Through her time in various nonprofits, including the local Chamber of Commerce, Heuer has been in direct and indirect contact with the Board of Supervisors over the last three and a half decades. During this time, she formed a good working relationship with Supervisor Huebner to the point where he tried recruiting her as a successor twice.

The first time, shortly after her husband had died, she refused; the second time, shortly after her boyfriend’s death, she again declined the proposal made by Huebner. However, soon thereafter, passengers on the senior citizens’ bus she drives convinced her otherwise and, with further encouragement from one of her granddaughters, she pulled the trigger.

What do you think the most significant issues Sierra County faces are?

Heuer cites the economic decline caused by the loss of the mining and timber industries as the driving factor behind her two most prominent issues – senior services and housing availability. As a senior citizen herself, Heuer notes the difficulty in accessing senior services in this county, such as health services and hospice care; she would work to expand and streamline the portion of the county budget devoted to this issue if elected.

Meanwhile, she is not convinced that temporary rentals are the leading cause of the housing crisis; instead, Heuer believes a tax break program needs implementation to convince landowners to rent to locals instead of tourists.
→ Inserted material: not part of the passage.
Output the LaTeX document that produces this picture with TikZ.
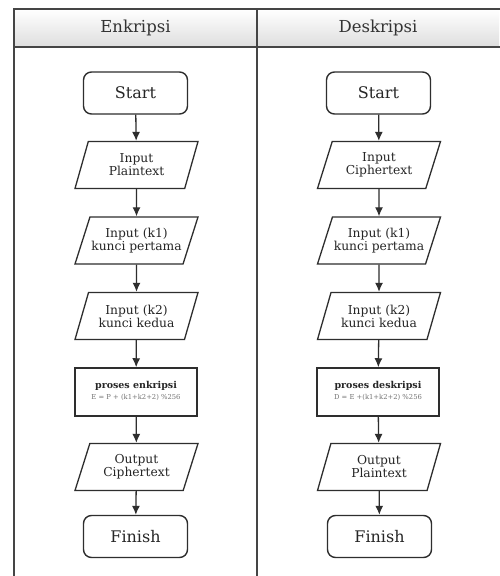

Heuer also believes that the Planning Department is terrible at thinking ahead and needs to adopt a more proactive and less reactive mindset in planning.

What are your biggest priorities if elected?

“If you solve the economic issues, the others slowly start to line up,” says Heuer, stating her intention to try to make progress on restarting the county’s economy if elected. Heuer cites her credentials as a successful local small business owner and her experience as a leader of the original Chamber of Commerce as evidence that she can function in this capacity.

She also wants to pressure the Planning Department to change its aforementioned reactive planning mindset to a more proactive one and make more frequent updates to the General Plan.

How would you better represent Long Valley and Verdi on the Board of Supervisors?

Heuer has visited Verdi several times recently and learned through Board of Supervisors meetings about the immense impact Reno’s urban growth will have on these outlying areas of Sierra County. “They’ve got massive developments planned north to Red Rock and right up to the border with little thought for water supply or wildlife migration,” says Heuer.

Since it is an interstate commerce issue, the only way to temper this development is by working with agencies such as the Bureau of Land Management and the U.S. Forest Service. Heuer has prior interactions with the latter via the Sierra City Fire Safe Council.

There are also fears that Verdi’s groundwater supply may be tapped soon by the Truckee Meadows Water Authority (TMWA) to meet Reno’s water demands, a battle which Heuer is willing to help Verdi citizens fight. She says the few residents in Sierra County’s portion of Long Valley are becoming interested in placing ranches in conservation easements. This would prevent the worst effects of Nevada’s suburban development from spilling over into their community, and she will help them with this problem if needed, too.

Would you participate in League of Women Voters-style candidate forums alongside your opponent, Sandy Sanders, in the future?

“Yes, I would,” says Heuer, adding that several Sierra County citizens are putting together such a forum at 7:00 PM on May 31st in the Sierra City Community Hall.